We apply this to plot by providing this mapping as the label_color_map, just as we would with the static plots. Handling the colours for the labels and cluster boundaries will all happen automatically, as generated based on the kabel_color_map that you supply.

[18]:

plot = datamapplot.create_interactive_plot(
    cord19_data_map,
    cord19_labels,
    initial_zoom_fraction=0.33,
    label_color_map=custom_color_map,
    cluster_boundary_polygons=True,
    cluster_boundary_line_width=8,
)
plot

[18]:

All of this presumes, however, that you wish to colour points by clusters (and labels). Perhaps you have some entirely different data that you wish to colour points by, but still want to th text labels to pick out and describe differtent regions of the data map. This is also possible, but it does defintiely require a little more work on your part. This next section will step you through the process with an example on the CORD-19 data where we wish to colur points by the primary field of study that the research paper comes from. To do that we’ll have to start with that data – which is available in the examples directory of the DataMapPlot repository.

[19]:

field_file = requests.get(
    "https://github.com/TutteInstitute/datamapplot/raw/main/examples/CORD19-subset-field_of_study.npy"
)
research_field = np.load(io.BytesIO(field_file.content), allow_pickle=True)

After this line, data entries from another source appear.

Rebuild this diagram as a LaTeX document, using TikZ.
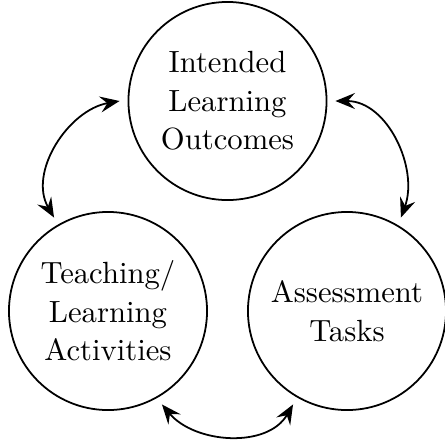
\documentclass[tikz,border=0pt]{standalone}
\usepackage{fontspec}
\setmainfont{lmroman10-regular.otf}
\usetikzlibrary{arrows.meta}
\begin{document}
\begin{tikzpicture}[x=0.5634pt, y=-0.5634pt,
  stage/.style={circle, draw, line width=1pt, minimum size=111.6pt,
    inner sep=0pt, outer sep=5pt, align=center,
    font=\fontsize{17.28}{21.7}\selectfont},
  tip/.style={Stealth[length=11pt,width=9pt,inset=4pt]},
  link/.style={line width=1pt, {Stealth[length=11pt,width=9pt,inset=4pt]}-{Stealth[length=11pt,width=9pt,inset=4pt]}}
]
\useasboundingbox (0,0) rectangle (445,444);
\node[stage] (ilo) at (227.5,101) {Intended\\Learning\\Outcomes};
\node[stage] (tla) at (108,311) {Teaching/\\Learning\\Activities};
\node[stage] (at)  at (347,311) {Assessment\\Tasks};
% double-headed links between the three stages
\draw[link] (ilo.180) to[out=190, in=120] (tla.120);
\draw[link] (tla.-60) to[out=-50, in=240] (at.-120);
\draw[link] (at.60) to[out=70, in=0] (ilo.0);
\end{tikzpicture}
\end{document}
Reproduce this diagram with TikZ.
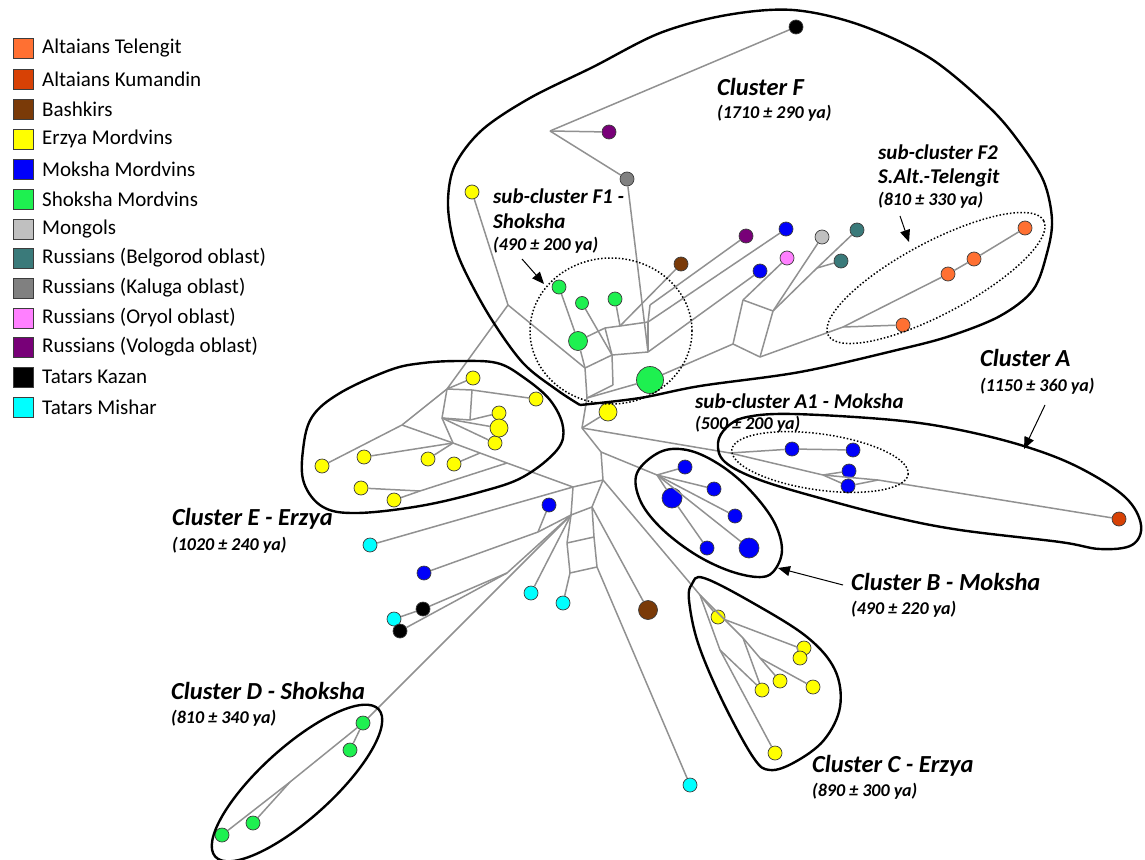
\documentclass[tikz,border=0pt]{standalone}
\usepackage{fontspec}
\setmainfont{Carlito}
\usetikzlibrary{arrows.meta}
\definecolor{cTel}{RGB}{255,112,50}
\definecolor{cKum}{RGB}{215,65,5}
\definecolor{cBash}{RGB}{122,58,8}
\definecolor{cErz}{RGB}{255,255,0}
\definecolor{cMok}{RGB}{0,0,250}
\definecolor{cSho}{RGB}{30,240,80}
\definecolor{cMon}{RGB}{192,192,192}
\definecolor{cBel}{RGB}{58,122,122}
\definecolor{cKal}{RGB}{128,128,128}
\definecolor{cOry}{RGB}{255,128,255}
\definecolor{cVol}{RGB}{120,0,120}
\definecolor{cKaz}{RGB}{0,0,0}
\definecolor{cMis}{RGB}{0,255,255}
\definecolor{edgegray}{RGB}{145,145,145}
\definecolor{ndline}{RGB}{60,60,60}
\begin{document}
\begin{tikzpicture}[x=1pt,y=-1pt,
  lk/.style={draw=edgegray, line width=1.5pt},
  nd/.style={circle, draw=ndline, line width=0.7pt, inner sep=0pt, minimum size=14pt},
  hull/.style={draw=black, line width=2.4pt, line join=round},
  subhull/.style={draw=black, line width=1.5pt, dash pattern=on 1.5pt off 2pt},
  arr/.style={draw=black, line width=1pt, -{Triangle[length=12pt,width=10pt]}},
  lab/.style={font=\fontsize{24.5}{28}\selectfont\bfseries\itshape, anchor=base west, inner sep=0pt},
  slab/.style={font=\fontsize{21}{25}\selectfont\bfseries\itshape, anchor=base west, inner sep=0pt},
  dat/.style={font=\fontsize{18}{21}\selectfont\bfseries\itshape, anchor=base west, inner sep=0pt},
  lg/.style={rectangle, draw=ndline, line width=0.8pt, minimum size=20pt, inner sep=0pt},
  lgt/.style={font=\fontsize{21}{25}\selectfont, anchor=west, inner sep=0pt},
]
\useasboundingbox (0,0) rectangle (1145,859);

% ---------- legend ----------
\foreach \i/\c/\t/\y in {1/cTel/Altaians Telengit/48, 2/cKum/Altaians Kumandin/79, 3/cBash/Bashkirs/109,
  4/cErz/Erzya Mordvins/139, 5/cMok/Moksha Mordvins/169, 6/cSho/Shoksha Mordvins/199, 7/cMon/Mongols/229,
  8/cBel/Russians (Belgorod oblast)/258, 9/cKal/Russians (Kaluga oblast)/288, 10/cOry/Russians (Oryol oblast)/318,
  11/cVol/Russians (Vologda oblast)/347, 12/cKaz/Tatars Kazan/377, 13/cMis/Tatars Mishar/407}{
  \node[lg, fill=\c] (lgbox\i) at (23,\y) {};
  \node[lgt] (lgtxt\i) at (42,\y) {\t};
}

% ---------- junction coordinates ----------
\coordinate (jF0) at (550,131);
\coordinate (L1) at (508,305);
\coordinate (a) at (585,368);
\coordinate (c0) at (587,398);
\coordinate (p1) at (605,328);
\coordinate (p7) at (620,326);
\coordinate (p2) at (648,322);
\coordinate (p6) at (650,305);
\coordinate (p3) at (612,355);
\coordinate (p5) at (648,352);
\coordinate (p4) at (613,385);
\coordinate (q1) at (743,300);
\coordinate (q2) at (773,311);
\coordinate (q3) at (760,357);
\coordinate (q4) at (733,344);
\coordinate (jT) at (817,268);
\coordinate (jT2) at (843,327);
\coordinate (J0) at (582,428);
\coordinate (JB0) at (601,452);
\coordinate (JC0) at (603,480);
\coordinate (JC1) at (573,487);
\coordinate (hubB) at (657,475);
\coordinate (JA) at (730,453);
\coordinate (JA2) at (823,475);
\coordinate (JA3) at (878,480);
\coordinate (jE1) at (447,389);
\coordinate (jE2) at (472,390);
\coordinate (jE3) at (442,418);
\coordinate (jE4) at (470,420);
\coordinate (jE5) at (453,443);
\coordinate (jE6) at (402,425);
\coordinate (jE7) at (480,453);
\coordinate (jE8) at (420,491);
\coordinate (jE9) at (507,463);
\coordinate (K1) at (538,532);
\coordinate (K2) at (571,515);
\coordinate (K3) at (592,507);
\coordinate (M2) at (567,543);
\coordinate (M3) at (594,537);
\coordinate (L2) at (570,573);
\coordinate (L3) at (597,567);
\coordinate (Jk) at (507,573);
\coordinate (hubC) at (700,595);
\coordinate (Jc1) at (797,647);
\coordinate (Jc2) at (743,638);
\coordinate (Jc3) at (760,658);
\coordinate (Jc4) at (720,650);
\coordinate (Jd) at (290,782);

% ---------- nodes ----------
\foreach \n/\x/\y/\c in {
  tk1/796/27/cKaz, vo1/609/132/cVol, ka1/627/179/cKal, ye0/472/192/cErz,
  sh1/559/287/cSho, sh4/615/299/cSho,
  ba1/681/264/cBash, vo2/746/236/cVol, mo1/786/229/cMok, mo2/760/271/cMok, or1/787/258/cOry,
  mn/822/237/cMon, be1/857/230/cBel, be2/841/261/cBel,
  te1/1025/228/cTel, te2/974/259/cTel, te3/948/274/cTel, te4/903/325/cTel,
  ma1/792/449/cMok, ma2/853/450/cMok, ma3/849/471/cMok, ma4/848/486/cMok, ku/1119/519/cKum,
  mb1/685/467/cMok, mb2/714/489/cMok, mb4/735/516/cMok, mb5/707/548/cMok,
  ea/473/378/cErz, eb/536/399/cErz, ec/499/413/cErz, ee/495/443/cErz, ef/364/457/cErz,
  eg/428/459/cErz, eh/322/466/cErz, ei/454/464/cErz, ej/361/488/cErz, ek/394/500/cErz,
  mi1/370/545/cMis, mo3/549/505/cMok, mo4/424/573/cMok, tk2/423/609/cKaz, mi2/394/619/cMis,
  tk3/400/631/cKaz, mi3/531/593/cMis, mi4/563/603/cMis, mi5/690/785/cMis,
  yc1/718/617/cErz, yc2/804/648/cErz, yc3/800/658/cErz, yc4/780/681/cErz, yc5/813/687/cErz,
  yc6/762/690/cErz, yc7/775/753/cErz,
  sd1/363/723/cSho, sd2/350/750/cSho, sd3/253/823/cSho, sd4/222/835/cSho}{
  \node[nd, fill=\c] (\n) at (\x,\y) {};
}
\node[nd, fill=cSho, minimum size=13pt] (sh3) at (582,303) {};
\node[nd, fill=cSho, minimum size=19pt] (sh2) at (578,341) {};
\node[nd, fill=cSho, minimum size=27pt] (sh5) at (650,380) {};
\node[nd, fill=cErz, minimum size=18pt] (ye1) at (608,412) {};
\node[nd, fill=cErz, minimum size=18pt] (ed) at (499,428) {};
\node[nd, fill=cMok, minimum size=20pt] (mb3) at (672,498) {};
\node[nd, fill=cMok, minimum size=20pt] (mb6) at (749,548) {};
\node[nd, fill=cBash, minimum size=19pt] (ba2) at (648,610) {};

% ---------- links ----------
\foreach \a/\b in {
  jF0/tk1, jF0/vo1, jF0/ka1, ka1/p5,
  ye0/L1, L1/a, L1/jE1,
  sh1/sh2, sh2/a, sh2/p1, p1/p7, p7/p2, sh4/p7, sh3/p3, p1/p3, a/p3, p3/p5, p6/p2, p2/p5,
  p3/p4, p4/c0, a/c0, c0/sh5, c0/J0,
  ba1/p7, vo2/p6, mo1/p2, mo2/p5, or1/q1,
  q1/q2, q2/q3, q3/q4, q4/q1, q4/sh5, q3/jT2, mn/q2, jT/q2, be1/jT, be2/jT,
  jT2/te4, jT2/te3, te3/te2, te2/te1,
  ye1/J0, J0/JA, J0/JB0, JB0/hubB, JB0/JC0,
  hubB/mb1, hubB/mb2, hubB/mb3, mb3/mb5, hubB/mb4, hubB/mb6,
  JA/ma1, ma1/ma2, JA/JA2, JA2/ma3, JA2/ma4, JA2/JA3, ma4/JA3, JA3/ku,
  ea/jE1, jE1/jE2, jE2/eb, jE1/jE3, jE2/jE4, jE3/jE4, jE4/ec, jE3/ed, jE3/ee, jE3/jE5,
  jE5/ef, jE5/eg, jE6/eh, jE6/jE1, jE6/jE5, jE5/jE7, jE7/jE9, jE9/JC1, ei/jE7,
  ej/jE8, ek/jE8, jE8/jE9,
  JC0/JC1, JC1/mi1, JC1/K2, K2/K3, JC0/K3, K2/M2, M2/L2, K3/M3, M3/L3, M2/M3, L2/L3,
  mo3/K1, mo4/K1, K1/K2, Jk/K2, Jk/tk2, Jk/tk3, mi2/tk2, mi3/K2, mi4/L2, L3/mi5, K3/ba2, JC0/hubC,
  hubC/yc1, yc1/Jc1, Jc1/yc2, Jc1/yc3, hubC/Jc2, Jc2/yc6, Jc2/Jc3, Jc3/yc4, Jc3/yc5, hubC/Jc4, Jc4/yc7, Jc4/yc6,
  K2/sd1, sd1/sd2, sd1/Jd, Jd/sd4, Jd/sd3}{
  \draw[lk] (\a) -- (\b);
}

% ---------- cluster outlines ----------
% F
\draw[hull] plot[smooth, tension=0.55] coordinates {(580,405) (640,398) (700,386) (800,372) (897,350)
  (950,336) (1000,316) (1033,290) (1047,253) (1052,220) (1044,182) (1022,146) (990,108) (930,58)
  (860,25) (793,10) (727,15) (660,33) (593,67) (530,98) (482,130) (455,165) (448,200) (452,235)
  (463,267) (490,317) (523,363) (557,390) (580,405)};
% E
\draw[hull] plot[smooth cycle, tension=0.6] coordinates {(303,450) (304,483) (323,507) (357,513)
  (420,506) (480,492) (523,477) (557,450) (563,427) (550,400) (523,377) (497,363) (460,361)
  (423,363) (390,370) (340,393) (312,417)};
% B
\draw[hull] plot[smooth cycle, tension=0.6] coordinates {(637,473) (660,452) (687,450) (717,463)
  (747,487) (773,520) (782,550) (773,572) (757,577) (727,570) (693,553) (660,527) (640,500)};
% A
\draw[hull] plot[smooth cycle, tension=0.6] coordinates {(718,443) (727,427) (747,417) (793,414)
  (893,420) (960,430) (1027,447) (1080,468) (1125,497) (1141,525) (1132,545) (1100,549) (1060,542)
  (960,530) (893,517) (827,500) (760,480) (725,462)};
% C
\draw[hull] plot[smooth cycle, tension=0.6] coordinates {(692,584) (704,578) (753,603) (807,637)
  (835,670) (840,707) (824,740) (795,762) (770,770) (753,757) (722,700) (698,643) (689,600)};
% D
\draw[hull, rotate around={42:(297,783)}] (297,783) ellipse [x radius=110pt, y radius=36pt];

% ---------- sub-cluster outlines ----------
\draw[subhull] (611,331) ellipse [x radius=81pt, y radius=73pt];
\draw[subhull, rotate around={28:(936,278)}] (936,278) ellipse [x radius=122pt, y radius=36pt];
\draw[subhull, rotate around={-8:(820,462)}] (820,462) ellipse [x radius=89pt, y radius=28pt];

% ---------- arrows ----------
\coordinate (aF1s) at (522,259); \coordinate (aF1e) at (544,284);
\coordinate (aF2s) at (900,216); \coordinate (aF2e) at (909,242);
\coordinate (aAs) at (1045,405); \coordinate (aAe) at (1024,449);
\coordinate (aBs) at (843,585); \coordinate (aBe) at (778,568);
\draw[arr] (aF1s) -- (aF1e);
\draw[arr] (aF2s) -- (aF2e);
\draw[arr] (aAs) -- (aAe);
\draw[arr] (aBs) -- (aBe);

% ---------- labels ----------
\node[lab] (tF) at (717,95) {Cluster F};
\node[dat] (dF) at (717,118) {(1710 ± 290 ya)};
\node[slab] (tF1a) at (493,203) {sub-cluster F1 -};
\node[slab] (tF1b) at (493,228) {Shoksha};
\node[dat] (dF1) at (493,250) {(490 ± 200 ya)};
\node[slab] (tF2a) at (878,159) {sub-cluster F2};
\node[slab] (tF2b) at (878,183) {S.Alt.-Telengit};
\node[dat] (dF2) at (878,205) {(810 ± 330 ya)};
\node[lab] (tA) at (980,366) {Cluster A};
\node[dat] (dA) at (980,391) {(1150 ± 360 ya)};
\node[slab] (tA1) at (695,408) {sub-cluster A1 - Moksha};
\node[dat] (dA1) at (695,429) {(500 ± 200 ya)};
\node[lab] (tB) at (851,590) {Cluster B - Moksha};
\node[dat] (dB) at (851,614) {(490 ± 220 ya)};
\node[lab] (tC) at (812,772) {Cluster C - Erzya};
\node[dat] (dC) at (812,796) {(890 ± 300 ya)};
\node[lab] (tD) at (171,699) {Cluster D - Shoksha};
\node[dat] (dD) at (171,723) {(810 ± 340 ya)};
\node[lab] (tE) at (172,525) {Cluster E - Erzya};
\node[dat] (dE) at (172,550) {(1020 ± 240 ya)};
\end{tikzpicture}
\end{document}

Now we need a custom colour mapping from fields of research to colours; we want similar fields to have similar(ish) colours, so let’s build a custom palette for that.

[20]:

color_mapping = {}
color_mapping["Medicine"] = "#aaaaaa"
for key, color in zip(("Biology", "Chemistry", "Physics"), sns.color_palette("YlOrRd_r", 3)):
    color_mapping[key] = rgb2hex(color)
for key, color in zip(("Business", "Economics", "Political Science"), sns.color_palette("BuPu_r", 3)):
    color_mapping[key] = rgb2hex(color)
for key, color in zip(("Psychology", "Sociology", "Geography", "History"), sns.color_palette("YlGnBu_r", 4)):
    color_mapping[key] = rgb2hex(color)
for key, color in zip(("Computer Science", "Engineering", "Mathematics"), sns.color_palette("light:teal_r", 4)[:-1]):
    color_mapping[key] = rgb2hex(color)
for key, color in zip(("Environmental Science", "Geology", "Materials Science"), sns.color_palette("pink", 3), ):
    color_mapping[key] = rgb2hex(color)
for key, color in zip(("Art", "Philosophy", "Unknown"), sns.color_palette("bone", 3)):
    color_mapping[key] = rgb2hex(color)

Having built a palette, we need to apply that to the different research fields to arrive at an array with a colour per point – similar to the marker_size_array from the sizing options tutorial, but this time with colours.

[21]:

marker_color_array = pd.Series(research_field).map(color_mapping).values

Now it is simply a matter of passing this in the create_plot using the marker_color_array keyword argument, and we can have the points coloured according to the colours specified in our array. Since we are using our own colours we’ll want to turn off the coloured label text (since there are no cluster colours to be matching with), and ensure cluster boundaries are also not coloured.

[22]:

plot = datamapplot.create_interactive_plot(
    cord19_data_map,
    cord19_labels,
    initial_zoom_fraction=0.33,
    cluster_boundary_polygons=True,
    cluster_boundary_line_width=6,
    color_label_text=False,
    color_cluster_boundaries=False,
    marker_color_array=marker_color_array,
)
plot

[22]:

There are many more minor options for further fine-tuning, but it is best to see the API documentation for those.